LNG delivery system

As shown in the graphic above, the LNG delivery system comprises three sectors: liquefation, shipping, and regasification.


Natural gas is produced from underground reservoirs, brought to the surface and processed to remove impurities and valuable natural gas liquids (NGLs). To make liquefied natural gas or LNG, natural gas from the production field is first processed and then cooled in a liquefaction plant. The LNG is stored at atmospheric pressure in double-walled cryogenic tanks that keep the gas cooled in a liquid state until a tanker is available. LNG is then shipped in an LNG tanker, which is a double-hulled ship specially designed to keep the natural gas cool.
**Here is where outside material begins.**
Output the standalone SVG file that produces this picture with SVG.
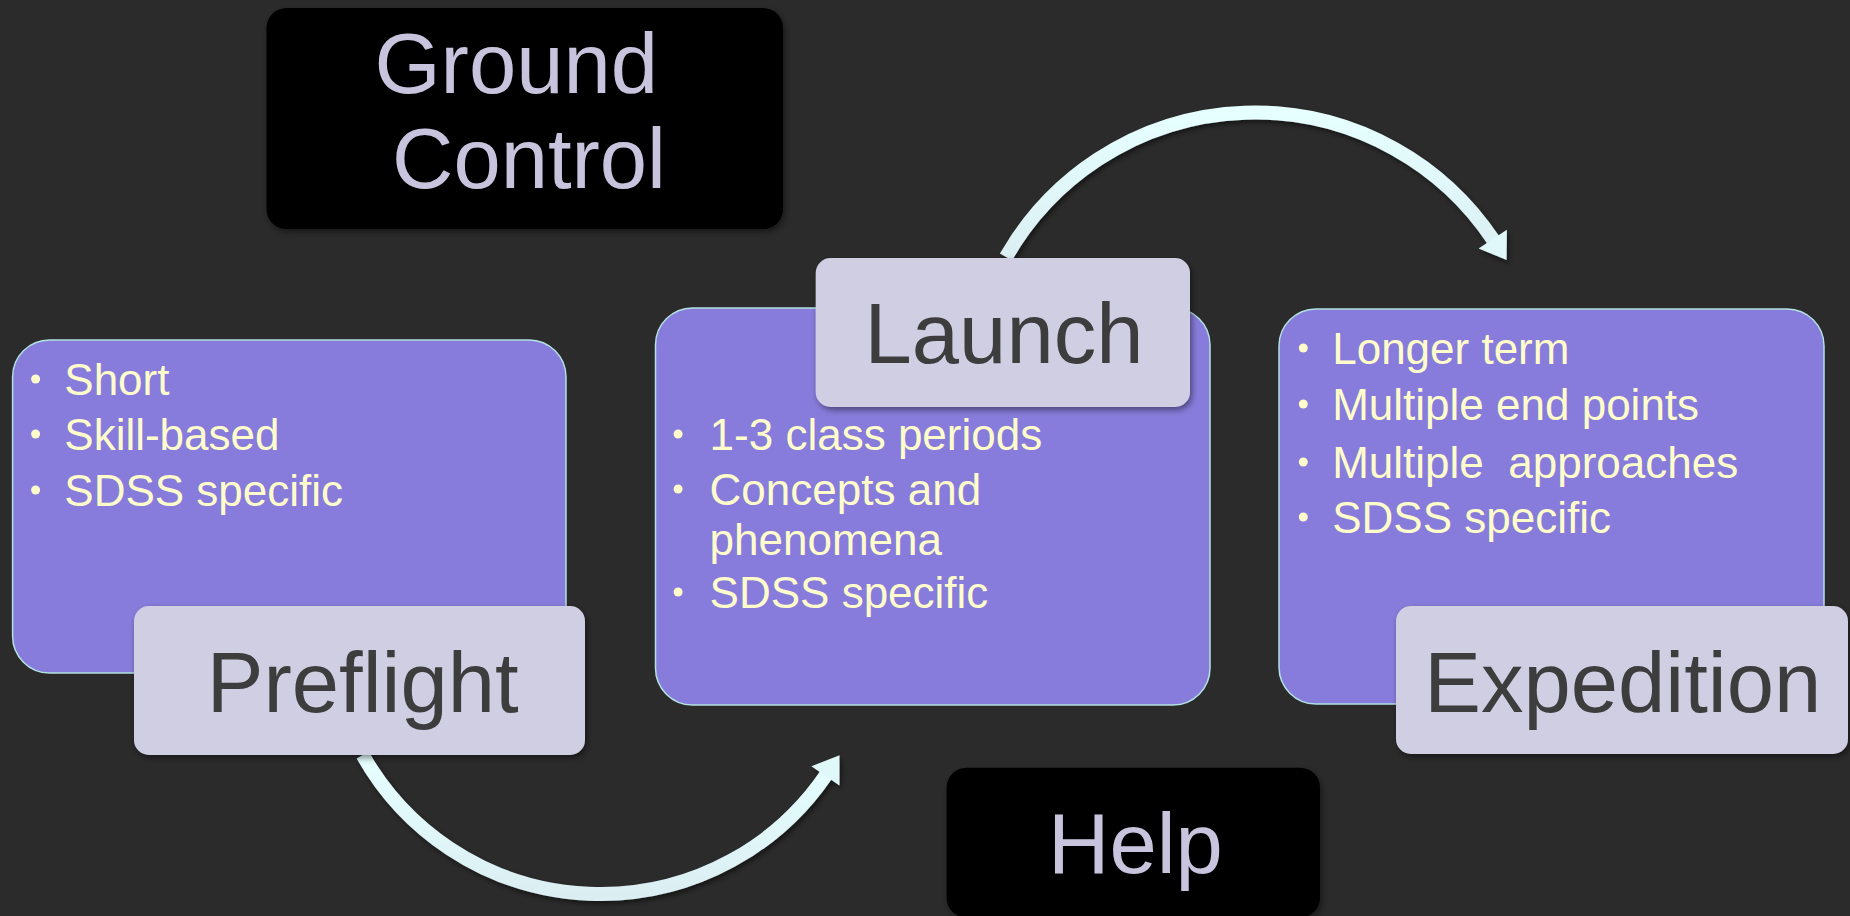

Tankers move the LNG from the production area to a regasification terminal near the point of consumption. In most cases, regasification takes place at a terminal although in some cases this process occurs onboard the tanker (if the tanker is a regasification vessel). If regasified onboard the vessel, the gas is then put directly into an undersea pipeline that connects to the onshore pipeline grid. When not regasified onboard, the LNG is off-loaded from the tanker into a storage tank similar to those used at the liquefaction plant.


When the gas is needed, it is taken from storage and sent through a regasification plant where it is warmed in a carefully controlled environment so that the LNG reverts to a gaseous state and the pressure is increased to match the pressure of the pipeline it is entering. Finally, the gas is put into the pipeline where it is co-mingled with other gas supplies and delivered to consumers.